We are two thirds of the way towards the Millennium Development Goals, which developing countries are expected to have reached by 2015. But what will it mean if countries like Kenya achieve some or all of those goals? If lots of children enrol for school but hardly ever attend, perhaps never; if they get good grades but have learned nothing because the tests are just pages of multiple choice questions with tick boxes; if the teacher is absent most of the time, either because there is a shortage of teachers or because the teacher doesn't bother turning up most of the time? And similar remarks apply to other education indicators. Will these achievements be nothing but sounds or boxes ticked?

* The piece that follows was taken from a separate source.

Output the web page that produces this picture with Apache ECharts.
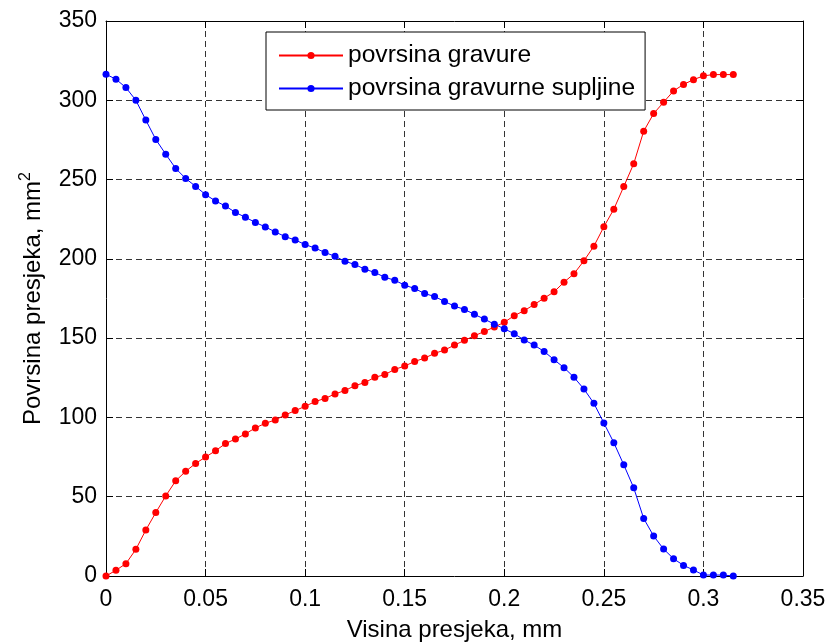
<!DOCTYPE html>
<html>
<head>
<meta charset="utf-8">
<script src="https://cdn.jsdelivr.net/npm/echarts@6/dist/echarts.min.js"></script>
<style>
  html, body { margin: 0; padding: 0; background: #fff; }
  #chart { width: 831px; height: 643px; }
</style>
</head>
<body>
<div id="chart"></div>
<script>
// Visina presjeka (mm)
var heights = [
  0, 0.005, 0.01, 0.015, 0.02, 0.025, 0.03, 0.035, 0.04, 0.045,
  0.05, 0.055, 0.06, 0.065, 0.07, 0.075, 0.08, 0.085, 0.09, 0.095,
  0.1, 0.105, 0.11, 0.115, 0.12, 0.125, 0.13, 0.135, 0.14, 0.145,
  0.15, 0.155, 0.16, 0.165, 0.17, 0.175, 0.18, 0.185, 0.19, 0.195,
  0.2, 0.205, 0.21, 0.215, 0.22, 0.225, 0.23, 0.235, 0.24, 0.245,
  0.25, 0.255, 0.26, 0.265, 0.27, 0.275, 0.28, 0.285, 0.29, 0.295,
  0.3, 0.305, 0.31, 0.315
];
// povrsina gravure (mm^2)
var gravura = [
  0, 3.6, 7.8, 16.8, 29, 40, 50.5, 60, 66, 71,
  75, 79, 83.5, 86.4, 89.6, 93.4, 96.3, 98.4, 101.6, 104.3,
  107, 110, 112, 114.8, 117, 120, 122, 125.3, 127, 130.3,
  132.4, 135.3, 137.4, 140.4, 142.5, 145.6, 148.6, 151.5, 154.2, 157,
  160, 164.2, 167.3, 171.2, 175.2, 179.2, 185.3, 190.6, 198.8, 208,
  220.2, 231.3, 245.6, 260, 280.5, 291.6, 298.8, 305.9, 310, 313,
  315.4, 316.2, 316.2, 316.2
];
// povrsina gravurne supljine (mm^2)
var supljina = [
  316.4, 313.3, 308, 300, 287.5, 275.3, 266, 257, 250.7, 245.7,
  240.5, 236.5, 233.3, 229.3, 226.2, 223, 220.1, 217, 214, 211.9,
  209, 206.8, 204, 201.6, 198.5, 196.4, 193.5, 191.4, 188.4, 186.5,
  183.4, 181.3, 178.1, 176.3, 173.1, 170.2, 168.1, 165, 162, 158.8,
  155.9, 152.8, 148.8, 145.6, 141.6, 136.4, 131.4, 125.3, 117.9, 108.9,
  96.5, 84.1, 70.1, 55.6, 36.3, 25.2, 17, 10.9, 6.7, 3.8,
  0.6, 0.6, 0.6, 0
];
var seriesNames = ['povrsina gravure', 'povrsina gravurne supljine'];
var xName = 'Visina presjeka, mm';
var yName = 'Povrsina presjeka, mm{sup|2}';

function pairs(ys) { return heights.map(function (h, i) { return [h, ys[i]]; }); }

var FONT = 'Liberation Sans, Arial, Helvetica, sans-serif';
var gridLine = { show: true, lineStyle: { color: '#333', type: [6, 4], width: 1 } };

var chart = echarts.init(document.getElementById('chart'));
chart.setOption({
  backgroundColor: '#fff',
  animation: false,
  grid: { left: 106, right: 28, top: 21, bottom: 67, containLabel: false, outerBoundsMode: 'none' },
  legend: {
    orient: 'vertical', left: 266, top: 32, align: 'left',
    backgroundColor: '#fff', borderColor: '#000', borderWidth: 1,
    padding: [11, 10, 9, 12], itemGap: 8, itemWidth: 64, itemHeight: 9,
    textStyle: { fontFamily: FONT, fontSize: 24.6, color: '#000', lineHeight: 24 },
    data: seriesNames
  },
  xAxis: [{
    type: 'value', min: 0, max: 0.35, interval: 0.05, position: 'bottom',
    name: xName, nameLocation: 'middle', nameGap: 42,
    nameTextStyle: { fontFamily: FONT, fontSize: 24, color: '#000' },
    axisLine: { show: true, onZero: false, lineStyle: { color: '#000', width: 1 } },
    axisTick: { show: true, inside: true, length: 7, lineStyle: { color: '#000' } },
    axisLabel: { fontFamily: FONT, fontSize: 23, color: '#000', margin: 12,
      formatter: function (v) { return String(+v.toFixed(2)); } },
    splitLine: gridLine
  }, {
    type: 'value', min: 0, max: 0.35, interval: 0.05, position: 'top',
    axisLine: { show: true, onZero: false, lineStyle: { color: '#000', width: 1 } },
    axisTick: { show: true, inside: true, length: 7, lineStyle: { color: '#000' } },
    axisLabel: { show: false }, splitLine: { show: false }
  }],
  yAxis: [{
    type: 'value', min: 0, max: 350, interval: 50, position: 'left',
    name: yName, nameLocation: 'middle', nameGap: 58, nameRotate: 90,
    nameTextStyle: { fontFamily: FONT, fontSize: 24, color: '#000',
      rich: { sup: { fontFamily: FONT, fontSize: 16, color: '#000', verticalAlign: 'bottom', padding: [0, 0, 14, 0] } } },
    axisLine: { show: true, onZero: false, lineStyle: { color: '#000', width: 1 } },
    axisTick: { show: true, inside: true, length: 7, lineStyle: { color: '#000' } },
    axisLabel: { fontFamily: FONT, fontSize: 23, color: '#000', margin: 9 },
    splitLine: gridLine
  }, {
    type: 'value', min: 0, max: 350, interval: 50, position: 'right',
    axisLine: { show: true, onZero: false, lineStyle: { color: '#000', width: 1 } },
    axisTick: { show: true, inside: true, length: 7, lineStyle: { color: '#000' } },
    axisLabel: { show: false }, splitLine: { show: false }
  }],
  series: [{
    name: seriesNames[0], type: 'line', xAxisIndex: 0, yAxisIndex: 0,
    data: pairs(gravura), symbol: 'circle', symbolSize: 7, showAllSymbol: true,
    color: '#ff0000', lineStyle: { color: '#ff0000', width: 1 },
    itemStyle: { color: '#ff0000' }
  }, {
    name: seriesNames[1], type: 'line', xAxisIndex: 0, yAxisIndex: 0,
    data: pairs(supljina), symbol: 'circle', symbolSize: 7, showAllSymbol: true,
    color: '#0000ff', lineStyle: { color: '#0000ff', width: 1 },
    itemStyle: { color: '#0000ff' }
  }]
});
</script>
</body>
</html>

In countries where education has been failing for decades, it takes several generations for things to improve. The children we are hoping will grow up to be independent have siblings and parents who had little education. Even some of the teachers had a relatively poor education and some of the young people going to teacher training colleges now have managed to get through the system without learning much. I hope the aim of the Millennium goals is to make genuine improvements in people's economic circumstances, education, health, environment and infrastructure. But what I have seen is not encouraging.

Repeating 'good news' over and over again doesn't make it so. Saying people's lives have been transformed doesn't transform them. And writing things down doesn't make them any truer. Ribbon's work seems to involve creating some kind of bridge but sometimes I feel that we are attempting to translate the concrete into the amorphous, hoping that things like education and healthcare will become part of people's everyday lives. Somehow, these promises that have been made for so long seem to remain amorphous, things attained by the fortunate few who live far away, out of sight.

I guess the most important question for a simple business plan is how you intend to go from having very little to having a bit more and hopefully, enough. How does selling fish, keeping a cow or owning a motorbike ensure that each member of your family grows up to be able to have their own independent family? Perhaps writing it down oversimplifies things because running a business is about doing things, not just saying, writing or thinking them. We need written business plans but if we mistake them for the achievement of the goals of the business itself, we'll have nothing but bits of paper in a year's time! The business plan is so vital and yet completely useless if it remains just a plan. Bit like the Millennium Development Goals.

allvoices

2 comments:

Joyful said...

This is a thought provoking article for me. I too have thought from time to time about trying micro-enterprise in villages around Kericho. I just don't know how best to go about it to get the best value for dollar or even how much is appropriate. I'm glad to see that others struggle with some of the same issues.

Simon said...

Thanks Joyful, I think everyone who has tried to do such things has struggled. Everyone wants their project to be sustainable and to flourish and not to do damage or to end up an embarrassment.

I used to work in IT policy and people would talk about 'expectation management' because tens or even thousands of pounds would be spent on a website and, in the end, all you get is a website.

People might expect something brilliant (while others just want their old website back!) but unless you are interested in websites for their own sake, it's just a website.

If you ever watch the film 'Oh Brother Where Art Thou', one of the first songs is called 'The Big Rock Candy Mountain' and humorless consultant might say it's a result of poor expectation management.